4
votes

I have created a Lambda function which retrieves some data from DynamoDB, and it'll output some JSON. What I'm trying to do is run this function in lambda@edge and generate a response which I can cache using Cloudfront.

The problem I'm facing is that my data in DynamoDB is replicated in (currently) two regions (us-east-2 and eu-west-1) using Global Tables and lambda@edge obviously runs in many regions.

This stops me being able to use AWS_REGION from the lambda environment. For example if a request ran in us-west-1, the environment variable would reflect that, and it'd try to retrieve the data from us-west-1 where it should actually go to us-east-2.

Whilst admittedly I've not tried this (yet) I wondered if perhaps I can set my own latency based routing up in Route53 to point say ddb.mydomain.com at the endpoints for DynamoDB in the regions I use, assuming SAN certs are set up it'd work?

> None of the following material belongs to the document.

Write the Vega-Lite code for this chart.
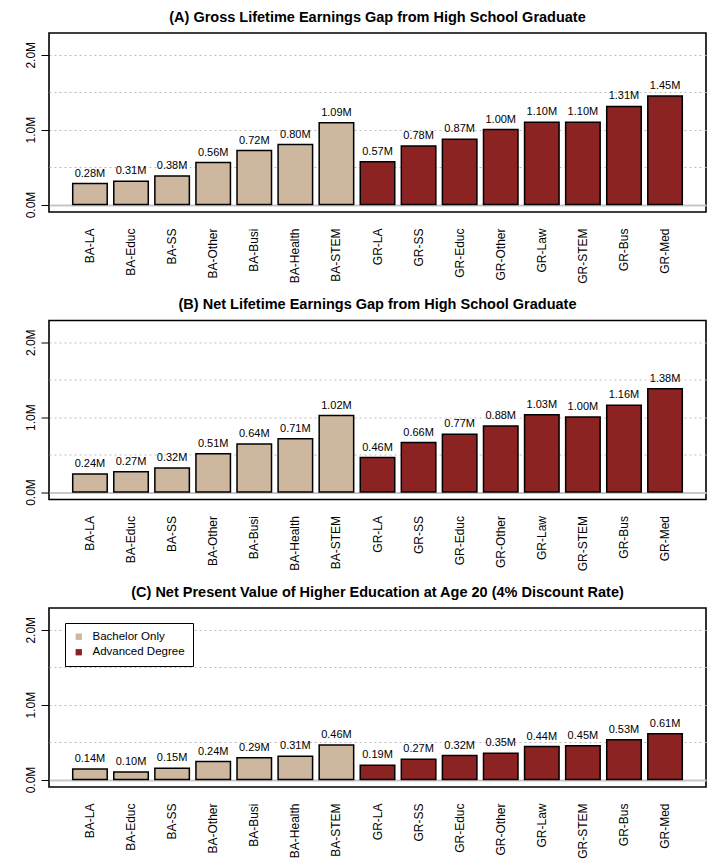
{
  "$schema": "https://vega.github.io/schema/vega-lite/v6.json",
  "background": "white",
  "padding": {"left": 23, "top": 8, "right": 0, "bottom": 0},
  "spacing": 10.5,
  "datasets": {
    "bars": [
      {"panel": "A", "cat": "BA-LA", "type": "Bachelor Only", "value": 0.28},
      {"panel": "A", "cat": "BA-Educ", "type": "Bachelor Only", "value": 0.31},
      {"panel": "A", "cat": "BA-SS", "type": "Bachelor Only", "value": 0.38},
      {"panel": "A", "cat": "BA-Other", "type": "Bachelor Only", "value": 0.56},
      {"panel": "A", "cat": "BA-Busi", "type": "Bachelor Only", "value": 0.72},
      {"panel": "A", "cat": "BA-Health", "type": "Bachelor Only", "value": 0.80},
      {"panel": "A", "cat": "BA-STEM", "type": "Bachelor Only", "value": 1.09},
      {"panel": "A", "cat": "GR-LA", "type": "Advanced Degree", "value": 0.57},
      {"panel": "A", "cat": "GR-SS", "type": "Advanced Degree", "value": 0.78},
      {"panel": "A", "cat": "GR-Educ", "type": "Advanced Degree", "value": 0.87},
      {"panel": "A", "cat": "GR-Other", "type": "Advanced Degree", "value": 1.00},
      {"panel": "A", "cat": "GR-Law", "type": "Advanced Degree", "value": 1.10},
      {"panel": "A", "cat": "GR-STEM", "type": "Advanced Degree", "value": 1.10},
      {"panel": "A", "cat": "GR-Bus", "type": "Advanced Degree", "value": 1.31},
      {"panel": "A", "cat": "GR-Med", "type": "Advanced Degree", "value": 1.45},
      {"panel": "B", "cat": "BA-LA", "type": "Bachelor Only", "value": 0.24},
      {"panel": "B", "cat": "BA-Educ", "type": "Bachelor Only", "value": 0.27},
      {"panel": "B", "cat": "BA-SS", "type": "Bachelor Only", "value": 0.32},
      {"panel": "B", "cat": "BA-Other", "type": "Bachelor Only", "value": 0.51},
      {"panel": "B", "cat": "BA-Busi", "type": "Bachelor Only", "value": 0.64},
      {"panel": "B", "cat": "BA-Health", "type": "Bachelor Only", "value": 0.71},
      {"panel": "B", "cat": "BA-STEM", "type": "Bachelor Only", "value": 1.02},
      {"panel": "B", "cat": "GR-LA", "type": "Advanced Degree", "value": 0.46},
      {"panel": "B", "cat": "GR-SS", "type": "Advanced Degree", "value": 0.66},
      {"panel": "B", "cat": "GR-Educ", "type": "Advanced Degree", "value": 0.77},
      {"panel": "B", "cat": "GR-Other", "type": "Advanced Degree", "value": 0.88},
      {"panel": "B", "cat": "GR-Law", "type": "Advanced Degree", "value": 1.03},
      {"panel": "B", "cat": "GR-STEM", "type": "Advanced Degree", "value": 1.00},
      {"panel": "B", "cat": "GR-Bus", "type": "Advanced Degree", "value": 1.16},
      {"panel": "B", "cat": "GR-Med", "type": "Advanced Degree", "value": 1.38},
      {"panel": "C", "cat": "BA-LA", "type": "Bachelor Only", "value": 0.14},
      {"panel": "C", "cat": "BA-Educ", "type": "Bachelor Only", "value": 0.10},
      {"panel": "C", "cat": "BA-SS", "type": "Bachelor Only", "value": 0.15},
      {"panel": "C", "cat": "BA-Other", "type": "Bachelor Only", "value": 0.24},
      {"panel": "C", "cat": "BA-Busi", "type": "Bachelor Only", "value": 0.29},
      {"panel": "C", "cat": "BA-Health", "type": "Bachelor Only", "value": 0.31},
      {"panel": "C", "cat": "BA-STEM", "type": "Bachelor Only", "value": 0.46},
      {"panel": "C", "cat": "GR-LA", "type": "Advanced Degree", "value": 0.19},
      {"panel": "C", "cat": "GR-SS", "type": "Advanced Degree", "value": 0.27},
      {"panel": "C", "cat": "GR-Educ", "type": "Advanced Degree", "value": 0.32},
      {"panel": "C", "cat": "GR-Other", "type": "Advanced Degree", "value": 0.35},
      {"panel": "C", "cat": "GR-Law", "type": "Advanced Degree", "value": 0.44},
      {"panel": "C", "cat": "GR-STEM", "type": "Advanced Degree", "value": 0.45},
      {"panel": "C", "cat": "GR-Bus", "type": "Advanced Degree", "value": 0.53},
      {"panel": "C", "cat": "GR-Med", "type": "Advanced Degree", "value": 0.61}
    ]
  },
  "config": {
    "font": "Liberation Sans",
    "view": {"stroke": "#000", "strokeWidth": 1.6},
    "title": {"fontSize": 14.5, "fontWeight": "bold", "color": "#000", "offset": 8, "anchor": "middle"},
    "axisX": {
      "title": null, "labelAngle": 270, "labelAlign": "right", "labelBaseline": "middle",
      "ticks": false, "domain": false, "labelPadding": 16, "labelFontSize": 12, "labelColor": "#000", "grid": false
    },
    "axisY": {
      "title": null, "values": [0, 0.5, 1, 1.5, 2],
      "labelExpr": "datum.value % 1 == 0 ? format(datum.value, '.1f') + 'M' : ''",
      "domain": false, "ticks": true, "tickSize": 8, "tickColor": "#000", "tickWidth": 1,
      "labelAngle": 270, "labelAlign": "center", "labelBaseline": "bottom", "labelPadding": 4,
      "labelFontSize": 12, "labelColor": "#000", "grid": true, "zindex": 1
    }
  },
  "resolve": {"scale": {"color": "independent"}},
  "vconcat": [
    {
      "title": "(A) Gross Lifetime Earnings Gap from High School Graduate",
      "width": 657, "height": 179,
      "data": {"name": "bars"},
      "transform": [{"filter": "datum.panel == 'A'"}],
      "encoding": {
        "x": {"field": "cat", "type": "nominal", "sort": null, "scale": {"paddingInner": 0.16, "paddingOuter": 0.577}},
        "y": {"field": "value", "type": "quantitative", "scale": {"domain": [-0.1, 2.29], "nice": false, "zero": false},
          "axis": {
            "tickOpacity": {"condition": {"test": "datum.value % 1 != 0", "value": 0}, "value": 1},
            "gridColor": {"condition": {"test": "datum.value == 0", "value": "#c8c8c8"}, "value": "#bdbdbd"},
            "gridDash": {"condition": {"test": "datum.value == 0", "value": []}, "value": [2, 3]},
            "gridWidth": {"condition": {"test": "datum.value == 0", "value": 2}, "value": 1}
          }}
      },
      "layer": [
        {"mark": {"type": "bar", "stroke": "#000", "strokeWidth": 1.5},
         "encoding": {"color": {"field": "type", "type": "nominal", "scale": {"domain": ["Bachelor Only", "Advanced Degree"], "range": ["#CDB79E", "#8B2323"]}, "legend": null}}},
        {"mark": {"type": "text", "baseline": "bottom", "dy": -5, "fontSize": 11, "color": "#000", "text": {"expr": "format(datum.value, '.2f') + 'M'"}}}
      ]
    },
    {
      "title": "(B) Net Lifetime Earnings Gap from High School Graduate",
      "width": 657, "height": 179,
      "data": {"name": "bars"},
      "transform": [{"filter": "datum.panel == 'B'"}],
      "encoding": {
        "x": {"field": "cat", "type": "nominal", "sort": null, "scale": {"paddingInner": 0.16, "paddingOuter": 0.577}},
        "y": {"field": "value", "type": "quantitative", "scale": {"domain": [-0.1, 2.29], "nice": false, "zero": false},
          "axis": {
            "tickOpacity": {"condition": {"test": "datum.value % 1 != 0", "value": 0}, "value": 1},
            "gridColor": {"condition": {"test": "datum.value == 0", "value": "#c8c8c8"}, "value": "#bdbdbd"},
            "gridDash": {"condition": {"test": "datum.value == 0", "value": []}, "value": [2, 3]},
            "gridWidth": {"condition": {"test": "datum.value == 0", "value": 2}, "value": 1}
          }}
      },
      "layer": [
        {"mark": {"type": "bar", "stroke": "#000", "strokeWidth": 1.5},
         "encoding": {"color": {"field": "type", "type": "nominal", "scale": {"domain": ["Bachelor Only", "Advanced Degree"], "range": ["#CDB79E", "#8B2323"]}, "legend": null}}},
        {"mark": {"type": "text", "baseline": "bottom", "dy": -5, "fontSize": 11, "color": "#000", "text": {"expr": "format(datum.value, '.2f') + 'M'"}}}
      ]
    },
    {
      "title": "(C) Net Present Value of Higher Education at Age 20 (4% Discount Rate)",
      "width": 657, "height": 179,
      "data": {"name": "bars"},
      "transform": [{"filter": "datum.panel == 'C'"}],
      "encoding": {
        "x": {"field": "cat", "type": "nominal", "sort": null, "scale": {"paddingInner": 0.16, "paddingOuter": 0.577}},
        "y": {"field": "value", "type": "quantitative", "scale": {"domain": [-0.1, 2.29], "nice": false, "zero": false},
          "axis": {
            "tickOpacity": {"condition": {"test": "datum.value % 1 != 0", "value": 0}, "value": 1},
            "gridColor": {"condition": {"test": "datum.value == 0", "value": "#c8c8c8"}, "value": "#bdbdbd"},
            "gridDash": {"condition": {"test": "datum.value == 0", "value": []}, "value": [2, 3]},
            "gridWidth": {"condition": {"test": "datum.value == 0", "value": 2}, "value": 1}
          }}
      },
      "layer": [
        {"mark": {"type": "bar", "stroke": "#000", "strokeWidth": 1.5},
         "encoding": {"color": {"field": "type", "type": "nominal", "scale": {"domain": ["Bachelor Only", "Advanced Degree"], "range": ["#CDB79E", "#8B2323"]},
           "legend": {"orient": "none", "legendX": 16, "legendY": 15, "title": null, "strokeColor": "#000", "fillColor": "#fff", "padding": 8,
             "symbolType": "square", "symbolSize": 40, "symbolStrokeWidth": 0, "labelFontSize": 11.5, "labelColor": "#000", "rowPadding": 2.5, "labelOffset": 8}}}},
        {"mark": {"type": "text", "baseline": "bottom", "dy": -5, "fontSize": 11, "color": "#000", "text": {"expr": "format(datum.value, '.2f') + 'M'"}}}
      ]
    }
  ]
}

I thought perhaps I could map regions in the code per the example below

const process = { env: { AWS_REGION: 'us-east-1' } };

const regions = {
  'eu-west-1': ['eu-west-1', 'eu-central-1', '...'],
  'us-east-2': ['us-west-1', 'us-east-1', '...'],
};

const activeRegions = Object.keys(regions);

const region = activeRegions.find(
  key => regions[key].includes(process.env.AWS_REGION)
) || activeRegions[0];

console.log(region) // us-east-2

This feels like it'd be more maintenance than it's worth and relies on me making assumptions about the best region to pick. I'd also have to keep my list of regions up to date.

I could use just the first two letters of the region to limit the need to update it when new data centres open up slightly but it's still not ideal

const process = { env: { AWS_REGION: 'ca-central-1' } };

const regions = {
  'eu-west-1': ['eu', 'sa', 'ap', '...'],
  'us-east-2': ['us', 'ca', 'sa', '...'],
};

const activeRegions = Object.keys(regions);

const key = activeRegions.find(
  key => regions[key].includes(
    process.env.AWS_REGION.substring(0, 2) // Just the first 2 letters
  )
) || activeRegions[0];

console.log(key); // us-east-2

I suspect I'm missing something obvious which might allow me to sensibly pick a region in which my data exists from lambda@edge.

Edit

I've since found this, an aws lambda@edge workshop which has been removed which suggests a similar approach to the above. why it was removed i don't know.

function updateDynamoDbClientRegion(request) {  
    let region; 

     // Check if viewer country header is available 
    if (request.headers['cloudfront-viewer-country']) { 
        const countryCode = request.headers['cloudfront-viewer-country'][0].value;  
        region = countryToRegionMapping[countryCode];   
    }   

     // Update DynamoDB client with nearer region   
    if (region) {   
        ddb = ddbUS;    
    }   
}

The readme for said workshop now simply discusses the option of using global tables to reduce latency but offers no insights as to how to pick the closest one which has data.

Edit 2

I've grabbed a copy of the latency data from cloudping and pieced together the following gist which works for now.

https://gist.github.com/benswinburne/06a00fab330dca93ea6df2552f73850a

The downside of this is obviously that the data is stale. cloudping's api isn't nearly quick enough for this purpose unfortunately and as soon as I go to a remote resource to grab up to date data I may as well have just gone to a DynamoDB table in any region ¯\_(ツ)_/¯

1
Did you ever find a good solution for this?Alex Ward
I used the solution in the gists above but I made a library out of it npmjs.com/package/@benswinburne/closest-aws-region. It works fine for my use caseBen Swinburne

1 Answers

0
votes

Regarding your last comment about Global Tables; there is currently no way to reconfigure a table from a particular region to a global table. There are currently two options, depending on whether your tables are replicated (i.e. contain the same data or not). If they contain the same data:

  1. Backup the table using DynamoDB backup
  2. Create a new global table
  3. Restore the table dump into the new global table

If the tables are not replicated, the process would be slightly different:

  1. Export the data from the tables using Data Pipeline
  2. Create a new global table
  3. Import the dumps into the global table using data pipeline

Note that Data Pipeline does not support the new on-demand DynamoDB provisioning. If you were going down this route, you would need to reconfigure the tables to use the old style provisioning whilst you do the export.

I hope this helps. I think your question, by the end, was about moving to a global table, at which point your lambda@edge will just use the nearest table. But I'm not sure whether that's what you needed help with?

EDIT: Just had a look and I now realise this doesn't really solve your problem. You still need to specify a region even with global tables (i.e. which region to read from, even though the data will be auto-replicated). So your question is still, which region to use for the read/write?

EDIT: Just to confirm, are you worried about hitting the wrong DB and missing your data, or getting the closest DB to reduce latency? If the former, the global tables things will work fine for you, as the data will be automatically replicated across regions when you write it to the local DB.